In order to mitigate the stress in the telecom sector, particularly with respect to a near freeze on bank funding, the Union Finance Ministry has asked the Department of Telecom (DoT) to provide greater security to lenders in the event of termination of licence.
The move comes in the backdrop of the termination of 122 2G licences by the Supreme Court on February 2, 2012 and in an environment of slowing subscriber growth, and shrinking profit margins.
The Finance Ministry wants to secure lenders through the incorporation of “a suitable clause in the draft Tripartite Agreement [for assignment of licence] among the Licensor, Licensee and Lender to provide for termination payment to lenders of an amount equivalent to lower of the licence fee mobilised, or secured loan outstanding, in the event of termination of licence allotted to an operator.”

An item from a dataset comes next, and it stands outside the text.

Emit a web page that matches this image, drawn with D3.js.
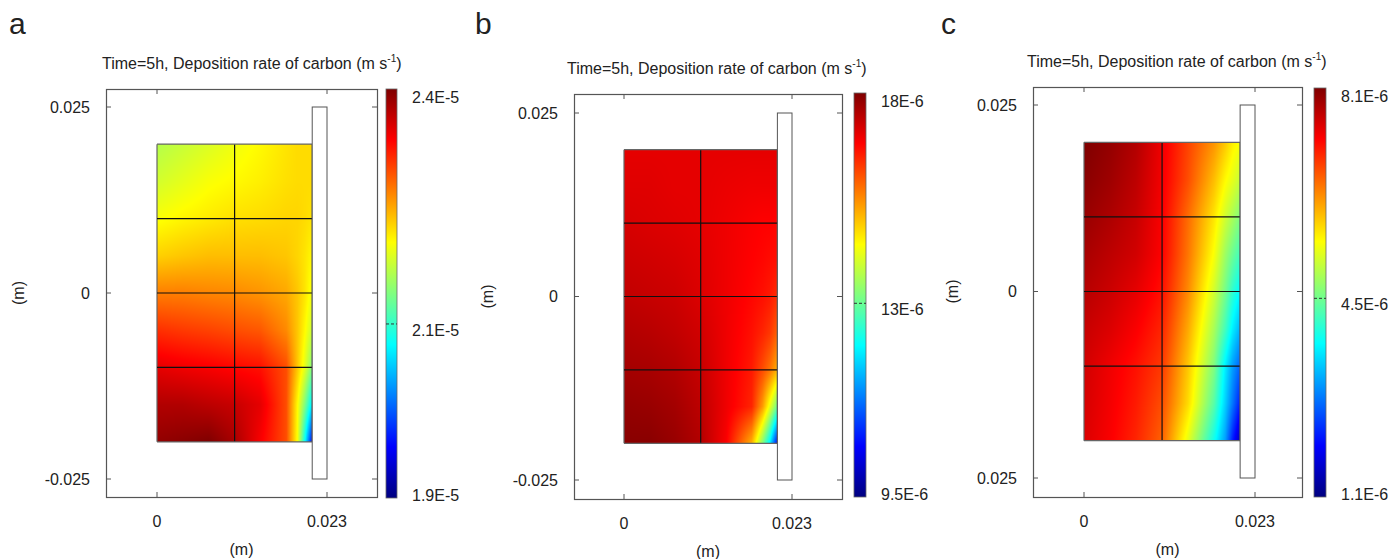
<!DOCTYPE html>
<html>
<head>
<meta charset="utf-8">
<script src="https://cdn.jsdelivr.net/npm/d3@7"></script>
<style>
  body { margin: 0; background: #fff; }
  svg { display: block; font-family: Arial, "Liberation Sans", sans-serif; }
</style>
</head>
<body>
<svg width="1394" height="559"></svg>
<script>
'use strict';

// mesh node positions (m), rows from top to bottom
const nodeX = [0, 0.0035, 0.007, 0.0105, 0.014, 0.0175, 0.019, 0.020, 0.021];
const nodeY = [0.02, 0.015, 0.01, 0.005, 0, -0.005, -0.01, -0.015, -0.02];

// deposition rate, in 1E-6 m/s
const rateA = [
  [21.59, 21.68, 21.77, 21.87, 21.96, 22.06, 22.10, 22.10, 22.10],
  [21.73, 21.82, 21.91, 21.96, 22.01, 22.08, 22.10, 22.10, 22.10],
  [21.91, 21.98, 22.03, 22.08, 22.10, 22.13, 22.13, 22.10, 22.06],
  [22.15, 22.20, 22.24, 22.24, 22.24, 22.20, 22.13, 22.06, 21.96],
  [22.53, 22.53, 22.50, 22.48, 22.43, 22.34, 22.20, 22.06, 21.87],
  [22.90, 22.85, 22.81, 22.76, 22.71, 22.48, 22.20, 21.96, 21.68],
  [23.23, 23.18, 23.14, 23.09, 23.04, 22.76, 22.20, 21.82, 21.35],
  [23.47, 23.47, 23.42, 23.37, 23.23, 22.76, 21.96, 21.35, 20.65],
  [23.61, 23.65, 23.70, 23.51, 23.14, 22.76, 21.91, 20.79, 19.56]
];
const rateB = [
  [16.07, 16.07, 16.07, 16.07, 16.07, 16.07, 16.07, 16.07, 16.07],
  [16.11, 16.11, 16.07, 16.07, 16.03, 16.00, 16.00, 16.00, 16.00],
  [16.18, 16.14, 16.11, 16.07, 16.00, 15.92, 15.89, 15.89, 15.85],
  [16.25, 16.22, 16.18, 16.11, 16.00, 15.89, 15.85, 15.81, 15.78],
  [16.33, 16.29, 16.25, 16.14, 16.00, 15.85, 15.78, 15.71, 15.56],
  [16.44, 16.40, 16.33, 16.22, 16.00, 15.78, 15.63, 15.49, 15.19],
  [16.54, 16.51, 16.44, 16.29, 16.00, 15.71, 15.34, 15.05, 14.61],
  [16.65, 16.62, 16.54, 16.36, 16.00, 15.63, 14.76, 13.88, 13.00],
  [16.73, 16.73, 16.62, 16.44, 15.92, 14.61, 13.15, 12.06, 10.38]
];
const rateC = [
  [8.10, 7.96, 7.75, 7.33, 6.77, 6.21, 5.86, 5.58, 5.44],
  [8.03, 7.89, 7.68, 7.30, 6.70, 5.93, 5.51, 5.30, 5.09],
  [7.93, 7.79, 7.61, 7.26, 6.49, 5.65, 5.16, 4.88, 4.60],
  [7.82, 7.68, 7.54, 7.23, 6.42, 5.44, 4.81, 4.46, 4.18],
  [7.72, 7.58, 7.40, 7.12, 6.28, 5.16, 4.53, 4.04, 3.69],
  [7.61, 7.47, 7.26, 6.98, 6.07, 4.88, 4.18, 3.62, 3.20],
  [7.54, 7.33, 7.12, 6.84, 5.86, 4.60, 3.62, 3.06, 2.64],
  [7.51, 7.30, 7.05, 6.70, 5.72, 4.32, 3.41, 2.78, 2.15],
  [7.47, 7.26, 6.98, 6.56, 5.30, 3.83, 3.06, 2.15, 1.45]
];

// colour ranges (1E-6 m/s) and colour bar labels
const rangeA = [19, 23.7], rangeB = [9.5, 16.8], rangeC = [1.1, 8.1];
const barTickA = 21, barTickB = 13, barTickC = 4.5;
const barLabelsA = ["2.4E-5", "2.1E-5", "1.9E-5"];
const barLabelsB = ["18E-6", "13E-6", "9.5E-6"];
const barLabelsC = ["8.1E-6", "4.5E-6", "1.1E-6"];

const xTicks = [0, 0.023], xTickLabels = ["0", "0.023"];
const yTicks = [0.025, 0, -0.025];
const yTickLabelsAB = ["0.025", "0", "-0.025"];
const yTickLabelsC = ["0.025", "0", "0.025"];

const meshX = [0, 0.0105, 0.021];
const meshY = [0.02, 0.01, 0, -0.01, -0.02];
const electrode = { x0: 0.021, x1: 0.023, y0: -0.025, y1: 0.025 };

const jetStops = [0, 0.125, 0.375, 0.625, 0.875, 1];
const jetColors = ["#00007f", "#0000ff", "#00ffff", "#ffff00", "#ff0000", "#7f0000"];

const panels = [
  { letter: "a", lx: 9, ly: 34, rate: rateA, range: rangeA, barTick: barTickA, barLabels: barLabelsA, yLabels: yTickLabelsAB,
    frame: [106, 377, 89, 497], xr: [157, 327], yr: [107, 479], bar: [386, 11, 89, 498], titleX: 102, titleY: 69, ylabX: 18 },
  { letter: "b", lx: 475, ly: 34, rate: rateB, range: rangeB, barTick: barTickB, barLabels: barLabelsB, yLabels: yTickLabelsAB,
    frame: [574, 842, 94, 499], xr: [624, 792], yr: [113, 480], bar: [854, 12, 93, 497], titleX: 567, titleY: 74, ylabX: 487 },
  { letter: "c", lx: 941, ly: 34, rate: rateC, range: rangeC, barTick: barTickC, barLabels: barLabelsC, yLabels: yTickLabelsC,
    frame: [1033, 1302, 87, 497], xr: [1084, 1255], yr: [105, 478], bar: [1314, 12, 88, 497], titleX: 1027, titleY: 67, ylabX: 952 }
];

const svg = d3.select("svg");
const ink = "#222";
const frameCol = "#555";
const fs = "16px";

function colourScale(range) {
  return d3.scaleLinear()
    .domain(jetStops.map(s => range[0] + s * (range[1] - range[0])))
    .range(jetColors)
    .clamp(true);
}

panels.forEach(p => {
  const g = svg.append("g");
  const x = d3.scaleLinear().domain(xTicks).range(p.xr);
  const y = d3.scaleLinear().domain([0.025, -0.025]).range(p.yr);
  const colour = colourScale(p.range);
  const [fl, fr, ft, fb] = p.frame;

  // panel letter
  g.append("text").attr("x", p.lx).attr("y", p.ly)
    .style("font-size", "30px").style("fill", ink).text(p.letter);

  // title
  const title = g.append("text").attr("x", p.titleX).attr("y", p.titleY)
    .style("font-size", fs).style("fill", ink);
  title.append("tspan").text("Time=5h, Deposition rate of carbon (m s");
  title.append("tspan").attr("dy", -7).style("font-size", "10px").text("-1");
  title.append("tspan").attr("dy", 7).text(")");

  // field, bilinear over the node grid
  const colIdx = d3.scaleLinear().domain(nodeX).range(d3.range(nodeX.length));
  const rowIdx = d3.scaleLinear().domain(nodeY).range(d3.range(nodeY.length));
  const px0 = Math.round(x(0)), px1 = Math.round(x(0.021));
  const py0 = Math.round(y(0.02)), py1 = Math.round(y(-0.02));
  const w = px1 - px0, h = py1 - py0;
  const canvas = document.createElement("canvas");
  canvas.width = w; canvas.height = h;
  const ctx = canvas.getContext("2d");
  const img = ctx.createImageData(w, h);
  for (let j = 0; j < h; j++) {
    const fy = Math.max(0, Math.min(nodeY.length - 1, rowIdx(y.invert(py0 + j + 0.5))));
    const r0 = Math.min(Math.floor(fy), nodeY.length - 2), ty = fy - r0;
    for (let i = 0; i < w; i++) {
      const fx = Math.max(0, Math.min(nodeX.length - 1, colIdx(x.invert(px0 + i + 0.5))));
      const c0 = Math.min(Math.floor(fx), nodeX.length - 2), tx = fx - c0;
      const top = p.rate[r0][c0] * (1 - tx) + p.rate[r0][c0 + 1] * tx;
      const bot = p.rate[r0 + 1][c0] * (1 - tx) + p.rate[r0 + 1][c0 + 1] * tx;
      const c = d3.rgb(colour(top * (1 - ty) + bot * ty));
      const k = (j * w + i) * 4;
      img.data[k] = c.r; img.data[k + 1] = c.g; img.data[k + 2] = c.b; img.data[k + 3] = 255;
    }
  }
  ctx.putImageData(img, 0, 0);
  g.append("image").attr("x", px0).attr("y", py0).attr("width", w).attr("height", h)
    .attr("preserveAspectRatio", "none").attr("href", canvas.toDataURL());

  // mesh lines
  meshX.forEach(v => g.append("line")
    .attr("x1", x(v)).attr("x2", x(v)).attr("y1", y(0.02)).attr("y2", y(-0.02))
    .attr("stroke", v === 0 || v === 0.021 ? "#666" : "#111").attr("stroke-width", 1.2));
  meshY.forEach(v => g.append("line")
    .attr("x1", x(0)).attr("x2", x(0.021)).attr("y1", y(v)).attr("y2", y(v))
    .attr("stroke", Math.abs(v) === 0.02 ? "#666" : "#111").attr("stroke-width", 1.2));

  // electrode
  g.append("rect")
    .attr("x", x(electrode.x0)).attr("y", y(electrode.y1))
    .attr("width", x(electrode.x1) - x(electrode.x0)).attr("height", y(electrode.y0) - y(electrode.y1))
    .attr("fill", "#fff").attr("stroke", frameCol).attr("stroke-width", 1);

  // frame with inward ticks
  g.append("rect").attr("x", fl + 0.5).attr("y", ft + 0.5).attr("width", fr - fl).attr("height", fb - ft)
    .attr("fill", "none").attr("stroke", frameCol).attr("stroke-width", 1.2);
  xTicks.forEach(v => {
    g.append("line").attr("x1", x(v)).attr("x2", x(v)).attr("y1", ft).attr("y2", ft + 5).attr("stroke", frameCol);
    g.append("line").attr("x1", x(v)).attr("x2", x(v)).attr("y1", fb).attr("y2", fb - 5).attr("stroke", frameCol);
  });
  yTicks.forEach(v => {
    g.append("line").attr("x1", fl).attr("x2", fl + 5).attr("y1", y(v)).attr("y2", y(v)).attr("stroke", frameCol);
    g.append("line").attr("x1", fr).attr("x2", fr - 5).attr("y1", y(v)).attr("y2", y(v)).attr("stroke", frameCol);
  });

  // tick labels
  xTicks.forEach((v, i) => g.append("text").attr("x", x(v)).attr("y", fb + 30)
    .attr("text-anchor", "middle").style("font-size", fs).style("fill", ink).text(xTickLabels[i]));
  yTicks.forEach((v, i) => g.append("text").attr("x", fl - 16).attr("y", y(v)).attr("dy", "0.35em")
    .attr("text-anchor", "end").style("font-size", fs).style("fill", ink).text(p.yLabels[i]));

  // axis labels
  g.append("text").attr("x", (fl + fr) / 2).attr("y", fb + 58).attr("text-anchor", "middle")
    .style("font-size", fs).style("fill", ink).text("(m)");
  g.append("text").attr("transform", `translate(${p.ylabX},${y(0)}) rotate(-90)`).attr("dy", "0.35em")
    .attr("text-anchor", "middle").style("font-size", fs).style("fill", ink).text("(m)");

  // colour bar
  const [bx, bw, bt, bb] = p.bar;
  const barY = d3.scaleLinear().domain(p.range).range([bb, bt]);
  const gradId = "grad" + p.letter;
  const grad = svg.append("defs").append("linearGradient").attr("id", gradId)
    .attr("x1", 0).attr("y1", 1).attr("x2", 0).attr("y2", 0);
  grad.selectAll("stop").data(jetStops).join("stop")
    .attr("offset", d => d).attr("stop-color", (d, i) => jetColors[i]);
  g.append("rect").attr("x", bx).attr("y", bt).attr("width", bw).attr("height", bb - bt)
    .attr("fill", `url(#${gradId})`).attr("stroke", "#666").attr("stroke-width", 0.8);
  g.append("line").attr("x1", bx).attr("x2", bx + bw)
    .attr("y1", barY(p.barTick)).attr("y2", barY(p.barTick))
    .attr("stroke", "#333").attr("stroke-dasharray", "3,2");
  const labY = [bt + 8, barY(p.barTick) + 6, bb - 3];
  p.barLabels.forEach((t, i) => g.append("text").attr("x", bx + bw + 15).attr("y", labY[i]).attr("dy", "0.35em")
    .style("font-size", fs).style("fill", ink).text(t));
});
</script>
</body>
</html>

The need to “permit a suitable standstill period for consultation with secured lenders before cancellation of telecom licence assigned in favour of lenders in the event of default/breach of terms of allotment by the operator” has also been highlighted. It is further seen to be necessary to expedite the assignment of spectrum allotted to operators in favour of lenders in the event of licence cancellation.
In a letter to DoT Secretary, R. Chandrashekhar, Finance Secretary D.K. Mittal, calling for a discussion on the matter as soon as possible, has also stressed the need for a liberal merger and acquisition (M&A) policy to facilitate speedy consolidation in an orderly manner so that industry viability and growth is sustained by a reasonable number of efficient and financially strong operators.
Spectrum sharing and a spectrum allotment policy that addresses efficiency of usage and spectrum shortage in 2G, coupled with speedy utilisation of the Universal Service Obligation Fund (USOF) to facilitate rapid rural network expansion by the operators have also been strongly recommended to the DoT.
According to Mr. Mittal, the DoT has failed to address most of these issues in its revisions of the draft Tripartite Agreement (TPA) which has been prepared in consultation with public sector banks and SBI Caps. “Though the clause 2.1 of the TPA provides for assignment of licence [including spectrum] to the new licensee, no time period has been specified by the DoT,” Mr. Mittal observed, pointing to the fact that the DoT has addressed even this one issue only partially.
While the Finance Ministry's concern is justified, it is unclear how it can succeed in pushing the DoT to deliver on speedy consolidation when the government has itself risked the legality of roughly 80 telecom licences allotted since 1994 through its Presidential Reference against the Supreme Court's 2G judgment. The government has gone on to question whether spectrum assigned to these firms should be recalled and complicated matters further for these licensees, by asking what price should be charged for this. These multiple uncertainties over legality of licence, spectrum and pricing, have reduced the attractiveness of these companies as acquisition targets while making it near impossible to ascertain a realistic valuation.
Since 1994 about 281 Unified Access Service Licences have been awarded, of which 122 have already been cancelled with the legality of roughly another 80 (which include 35 dual technology licences) now at risk. This rules out 202 licences involving virtually every telecom company from any immediate M&A activity. Since the Supreme Court's opinion on the matter is likely to be a long-drawn process, clearly, no M&A's can take place till long after that.